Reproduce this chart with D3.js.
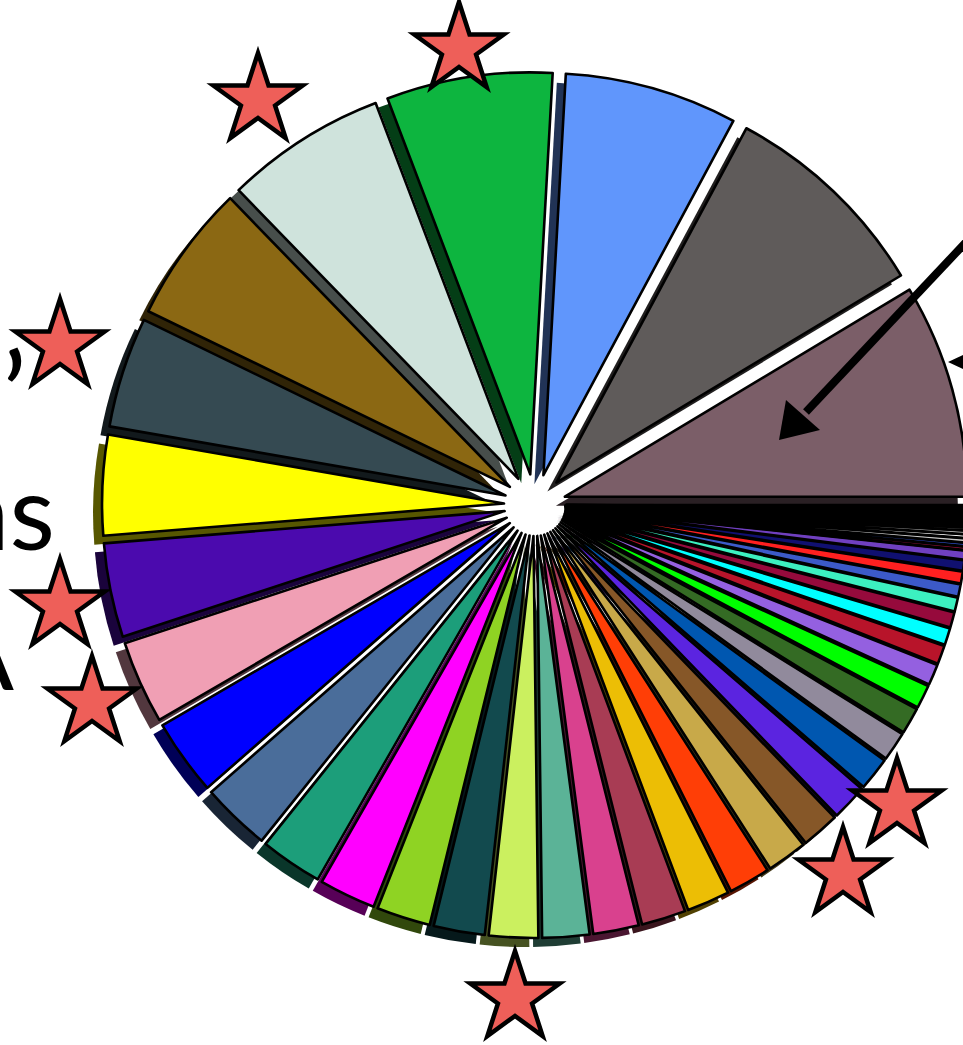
<!DOCTYPE html>
<html><head><meta charset="utf-8">
<script src="https://cdn.jsdelivr.net/npm/d3@7"></script>
<style>html,body{margin:0;padding:0;background:#fff;overflow:hidden}</style>
</head><body>
<svg id="chart" width="963" height="1045"></svg>
<script>
// ---- data ----
const sliceValues = [31, 30.8, 25, 24, 23.3, 20, 16, 14.5, 13.6, 12, 11, 10, 9,
  8.2, 7.8, 7.4, 7.1, 6.8, 6.6, 6.4, 6.2, 6.0, 5.8, 5.5, 5.2, 4.8,
  4.2, 3.8, 3.4, 3.0, 2.7, 2.4, 2.2, 2.0, 1.8, 1.7, 1.5, 1.3,
  0.5, 0.5, 0.6, 0.5, 0.5, 0.4,
  0.125, 0.125, 0.125, 0.125, 0.125, 0.125, 0.125, 0.125, 0.125, 0.125, 0.125, 0.125,
  0.125, 0.125, 0.125, 0.125, 0.125, 0.125, 0.125, 0.125, 0.125, 0.125, 0.125, 0.125];
const sliceColors = ["#7b5e68", "#5f5b5a", "#6096fc", "#0db53f", "#cfe3dc", "#8b6813", "#354a52",
  "#ffff00", "#4b0aae", "#f09fb4", "#0000ff", "#4a6d9a", "#1c9e7a",
  "#ff00ff", "#8fd323", "#124a4e", "#cbf05f", "#5bb397", "#d9418e", "#a83c54", "#ecbe05",
  "#ff3e06", "#c8a949", "#865728", "#5b24e0", "#0057b0",
  "#918a9c", "#346b24", "#00ff00", "#9460e0", "#b8142a", "#00ffff", "#960a3c", "#3cf0c0",
  "#3c5ac8", "#ff2020", "#101070", "#7040c0",
  "#a01040", "#3050d0", "#c8c8c8", "#ffffff", "#b0b0b0", "#e0e0e0",
  "#202060", "#602020", "#206040", "#404040", "#500050", "#305070", "#703010", "#103030",
  "#302050", "#205020", "#502030", "#203050", "#404020", "#204040", "#402040", "#304010",
  "#102040", "#401020", "#201010", "#101020", "#102010", "#201020", "#151515", "#101010"];
const sliceNames = sliceValues.map((_, i) => "Slice " + (i + 1));
const sideTexts = ["’", "as", "A"];
const topTexts = ["p", "y", "("];

// ---- layout ----
const W = 963, H = 1045;
const cx = 535, cy = 505, R = 402, explode = 31;
const shadowDX = -9, shadowDY = 9;

const svg = d3.select("#chart");

const pie = d3.pie().sort(null).value(d => d.value)
  .startAngle(Math.PI / 2).endAngle(Math.PI / 2 - 2 * Math.PI);
const arc = d3.arc().innerRadius(0).outerRadius(R);
const data = sliceValues.map((v, i) => ({ name: sliceNames[i], value: v, color: sliceColors[i] }));
const arcs = pie(data);

function off(a) {
  const m = (a.startAngle + a.endAngle) / 2;
  return [cx + explode * Math.sin(m), cy - explode * Math.cos(m)];
}

const shadowG = svg.append("g");
shadowG.selectAll("path").data(arcs).join("path")
  .attr("transform", d => { const o = off(d); return `translate(${o[0] + shadowDX},${o[1] + shadowDY})`; })
  .attr("d", arc)
  .attr("fill", d => d3.color(d.data.color).darker(3));

const sliceG = svg.append("g");
sliceG.selectAll("path").data(arcs).join("path")
  .attr("transform", d => { const o = off(d); return `translate(${o[0]},${o[1]})`; })
  .attr("d", arc)
  .attr("fill", d => d.data.color)
  .attr("stroke", "#000")
  .attr("stroke-width", 2.6)
  .attr("stroke-linejoin", "round");

// ---- arrows ----
svg.append("line").attr("x1", 985).attr("y1", 222).attr("x2", 806).attr("y2", 412)
  .attr("stroke", "#000").attr("stroke-width", 8);
svg.append("path").attr("d", "M779,440 L786,400 L820,430 Z").attr("fill", "#000");
svg.append("path").attr("d", "M948,362 L985,345 L985,379 Z").attr("fill", "#000");

// ---- text fragments ----
const fontFam = "'Gill Sans', Lato, 'Open Sans', sans-serif";
svg.append("text").attr("x", 27).attr("y", 438).attr("text-anchor", "end")
  .attr("font-family", fontFam).attr("font-size", 118).attr("fill", "#000").text(sideTexts[0]);
svg.append("text").attr("x", 55).attr("y", 550).attr("text-anchor", "end")
  .attr("font-family", fontFam).attr("font-size", 105).attr("fill", "#000").text(sideTexts[1]);
svg.append("text").attr("x", 14).attr("y", 690).attr("text-anchor", "end")
  .attr("font-family", fontFam).attr("font-size", 105).attr("fill", "#000").text(sideTexts[2]);
const topX = [386, 630, 910];
topTexts.forEach((t, i) => svg.append("text").attr("x", topX[i]).attr("y", -12)
  .attr("font-family", fontFam).attr("font-size", 60).attr("fill", "#000").text(t));

// ---- stars ----
const starCenters = [[258, 100], [459, 49], [60, 346], [60, 606], [92, 703], [897, 805], [843, 874], [515, 998]];
function starPath(r) {
  const ri = r * 0.382;
  const pts = [];
  for (let k = 0; k < 10; k++) {
    const a = -Math.PI / 2 + k * Math.PI / 5;
    const rr = k % 2 === 0 ? r : ri;
    pts.push([rr * Math.cos(a), rr * Math.sin(a)]);
  }
  return "M" + pts.map(p => p[0].toFixed(2) + "," + p[1].toFixed(2)).join("L") + "Z";
}
svg.append("g").selectAll("path").data(starCenters).join("path")
  .attr("transform", d => `translate(${d[0]},${d[1]})`)
  .attr("d", starPath(47))
  .attr("fill", "#ee5f59").attr("stroke", "#000").attr("stroke-width", 4.5)
  .attr("stroke-linejoin", "miter");
</script>
</body></html>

....

** PROBLEM DESCRIPTION **
Show each line holding the word "chart".

** EXPECTED ANSWER **
Reproduce this chart with D3.js.
<svg id="chart" width="963" height="1045"></svg>
const svg = d3.select("#chart");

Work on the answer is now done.